The PPI of a computer display is related to the size of the display in inches and the total number of pixels in the horizontal and vertical directions. This measurement is often referred to as dots per inch, though that measurement more accurately refers to the resolution of a computer printer.

For example, a 15 inch (38 cm) display whose dimensions work out to 12 inches (30.48 cm) wide by 9 inches (22.86 cm) high, capable of a maximum 1024×768 (or XGA) pixel resolution, can display around 85 PPI in both the horizontal and vertical directions. This figure is determined by dividing the width (or height) of the display area in pixels by the width (or height) of the display area in inches. It is possible for a display’s horizontal and vertical PPI measurements to be different (e.g., a typical 4:3 ratio CRT monitor showing a 1280×1024 mode computer display at maximum size, which is a 5:4 ratio, not quite the same as 4:3). The apparent PPI of a monitor depends upon the screen resolution (that is, the number of pixels) and the size of the screen in use; a monitor in 800×600 mode has a lower PPI than does the same monitor in a 1024×768 or 1280×960 mode.

The dot pitch of a computer display determines the absolute limit of possible pixel density. Typical circa-2000 cathode ray tube or LCD computer displays range from 67 to 130 PPI.

The IBM T220/T221 LCD monitors marketed from 2001 to 2005 reached 204 PPI.

The Toshiba Portégé G900 Windows Mobile 6 Professional phone, launched in mid 2007, came with a 3" WVGA LCD having “print-quality” pixel density of 313 PPI.

In January 2008, Kopin Corp. announced a 0.44 inch (1.12 cm) SVGA LCD with an astonishing pixel density of 2272 PPI (each pixel only 11¼ μm). According to the manufacturer, the LCD was designed to be optically magnified to yield a vivid image and therefore expected to find use in high-resolution eye-wear devices.

Holography applications demand even greater pixel density, as higher pixel density results in a larger image size and viewing angle. Spatial light modulators can be used to reduce pixel pitch to 2.5 μm, giving a pixel density of 10,160 PPI.

It has been observed that the unaided human eye can generally not differentiate detail beyond 300 PPI; however, this figure depends both on the distance between viewer and image, and the viewer’s visual acuity. Modern displays having upwards of 300 PPI pixel densities, combined with their non-reflective, bright, evenly lit and interactive display areas, may have vastly more appeal to users than the best prints available on paper. Such high pixel density display technologies would make supersampled antialiasing obsolete, enable true WYSIWYG graphics and, further, pave the way towards the elusive “paperless office” era. For perspective, such a device at 15 inch (38 cm) screen size would have to display more than four Full HD screens (or WQUXGA resolution).
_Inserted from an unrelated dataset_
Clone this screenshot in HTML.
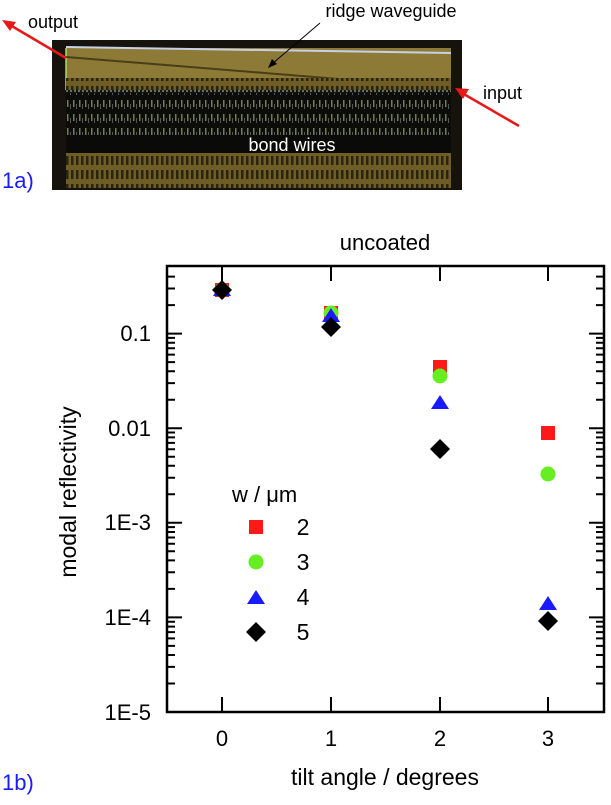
<!DOCTYPE html>
<html><head><meta charset="utf-8"><style>
body{margin:0;background:#fff;}
</style></head><body>
<svg width="611" height="800" xmlns="http://www.w3.org/2000/svg" font-family="Liberation Sans, Arial, sans-serif">
<defs>
<pattern id="wires" width="6" height="14" patternUnits="userSpaceOnUse">
<rect width="6" height="14" fill="#0c0c08"/>
<rect x="1" y="2" width="1.5" height="7" fill="#c8d898" opacity="0.55"/>
<rect x="4" y="6" width="1" height="5" fill="#e0e0ff" opacity="0.35"/>
</pattern>
<pattern id="pads" width="5" height="14" patternUnits="userSpaceOnUse">
<rect width="5" height="14" fill="#6e5e26"/>
<rect x="1" y="2" width="2.5" height="9" fill="#2a2410"/>
</pattern>
</defs>
<!-- photo -->
<rect x="52" y="40" width="410" height="150" fill="#15130c"/>
<rect x="66" y="48" width="385" height="42" fill="#8c7a36"/>
<line x1="66" y1="47" x2="451" y2="53" stroke="#c8d0e8" stroke-width="2"/>
<line x1="66" y1="48" x2="66" y2="90" stroke="#a8e060" stroke-width="1.5"/>
<line x1="66" y1="57" x2="451" y2="88" stroke="#4a3e18" stroke-width="2"/>
<rect x="66" y="78" width="385" height="12" fill="url(#pads)"/>
<line x1="66" y1="91" x2="451" y2="91" stroke="#9ad0d0" stroke-width="1" stroke-dasharray="2,2"/>
<rect x="66" y="93" width="385" height="42" fill="url(#wires)"/>
<rect x="66" y="135" width="385" height="18" fill="#0a0a08"/>
<rect x="66" y="153" width="385" height="35" fill="url(#pads)"/>
<text x="292" y="151" font-size="18" fill="#fff" text-anchor="middle">bond wires</text>
<text x="391" y="17" font-size="18" fill="#000" text-anchor="middle">ridge waveguide</text>
<line x1="320" y1="23" x2="272" y2="64" stroke="#000" stroke-width="1"/>
<polygon points="268,68 272,59 277,64" fill="#000"/>
<text x="28" y="28" font-size="18" fill="#000">output</text>
<line x1="66" y1="58" x2="10" y2="25" stroke="#e81818" stroke-width="2.5"/>
<polygon points="2,20 16,22 10,31" fill="#e81818"/>
<text x="483" y="99" font-size="18" fill="#000">input</text>
<line x1="519" y1="126" x2="462" y2="93" stroke="#e81818" stroke-width="2.5"/>
<polygon points="455,88 469,89 463,99" fill="#e81818"/>
<text x="2" y="188" font-size="22" fill="#1a1aff">1a)</text>

<!-- plot -->
<text x="385" y="250" font-size="22" text-anchor="middle">uncoated</text>
<rect x="167" y="266" width="437" height="446" fill="none" stroke="#000" stroke-width="2.5"/>
<g stroke="#000" stroke-width="2">
<path d="M167 333.6h15M167 428.2h15M167 522.8h15M167 617.4h15M604 333.6h-15M604 428.2h-15M604 522.8h-15M604 617.4h-15"/>
<path d="M167 683.5h8M167 666.9h8M167 655h8M167 645.9h8M167 638.4h8M167 632.1h8M167 626.6h8M167 621.7h8
M167 588.9h8M167 572.3h8M167 560.4h8M167 551.3h8M167 543.8h8M167 537.5h8M167 532h8M167 527.1h8
M167 494.3h8M167 477.7h8M167 465.8h8M167 456.7h8M167 449.2h8M167 442.9h8M167 437.4h8M167 432.5h8
M167 399.7h8M167 383.1h8M167 371.2h8M167 362.1h8M167 354.6h8M167 348.3h8M167 342.8h8M167 337.9h8
M167 305.1h8M167 288.5h8M167 276.6h8
M604 683.5h-8M604 666.9h-8M604 655h-8M604 645.9h-8M604 638.4h-8M604 632.1h-8M604 626.6h-8M604 621.7h-8
M604 588.9h-8M604 572.3h-8M604 560.4h-8M604 551.3h-8M604 543.8h-8M604 537.5h-8M604 532h-8M604 527.1h-8
M604 494.3h-8M604 477.7h-8M604 465.8h-8M604 456.7h-8M604 449.2h-8M604 442.9h-8M604 437.4h-8M604 432.5h-8
M604 399.7h-8M604 383.1h-8M604 371.2h-8M604 362.1h-8M604 354.6h-8M604 348.3h-8M604 342.8h-8M604 337.9h-8
M604 305.1h-8M604 288.5h-8M604 276.6h-8"/>
<path d="M222 712v-15M331 712v-15M440 712v-15M548 712v-15M222 266v15M331 266v15M440 266v15M548 266v15"/>
</g>
<g font-size="22" text-anchor="end">
<text x="151" y="341">0.1</text>
<text x="151" y="436">0.01</text>
<text x="151" y="530">1E-3</text>
<text x="151" y="625">1E-4</text>
<text x="151" y="720">1E-5</text>
</g>
<g font-size="22" text-anchor="middle">
<text x="222" y="746">0</text>
<text x="331" y="746">1</text>
<text x="440" y="746">2</text>
<text x="548" y="746">3</text>
</g>
<text x="385" y="785" font-size="23" text-anchor="middle">tilt angle / degrees</text>
<text transform="translate(76,492) rotate(-90)" font-size="23" text-anchor="middle">modal reflectivity</text>
<text x="2" y="790" font-size="22" fill="#1a1aff">1b)</text>

<!-- data -->
<g fill="#ff1a1a">
<rect x="215" y="283" width="14" height="14"/>
<rect x="324" y="306" width="14" height="14"/>
<rect x="433" y="360" width="14" height="14"/>
<rect x="541" y="426" width="14" height="14"/>
</g>
<g fill="#66ee22">
<circle cx="222" cy="290" r="7.5"/>
<circle cx="331" cy="313" r="7.5"/>
<circle cx="440" cy="376" r="7.5"/>
<circle cx="548" cy="474" r="7.5"/>
</g>
<g fill="#1a1aff">
<polygon points="222,282 231,296 213,296"/>
<polygon points="331,308 340,322 322,322"/>
<polygon points="440,395 449,409 431,409"/>
<polygon points="548,596 557,610 539,610"/>
</g>
<g fill="#000">
<polygon points="222,280 232,290 222,300 212,290"/>
<polygon points="331,317 341,327 331,337 321,327"/>
<polygon points="440,439 450,449 440,459 430,449"/>
<polygon points="548,611 558,621 548,631 538,621"/>
</g>
<!-- legend -->
<text x="232" y="502" font-size="22">w / μm</text>
<rect x="249" y="520" width="14" height="14" fill="#ff1a1a"/>
<circle cx="256" cy="562" r="7.5" fill="#66ee22"/>
<polygon points="256,590 265,604 247,604" fill="#1a1aff"/>
<polygon points="256,622 266,632 256,642 246,632" fill="#000"/>
<g font-size="23" text-anchor="middle">
<text x="303" y="535">2</text>
<text x="303" y="570">3</text>
<text x="303" y="605">4</text>
<text x="303" y="640">5</text>
</g>
</svg>
</body></html>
Development of a display with ~900ppi allows for three pixels with 16bit color act as sub-pixels to form a "pixel cluster". These "pixel clusters" act as regular pixels at ~300ppi to produce true 48bit color display.

The PPI pixel density specification of a display is also useful for calibrating a monitor with a printer. Software can use the PPI measurement to display a document at “actual size” on the screen.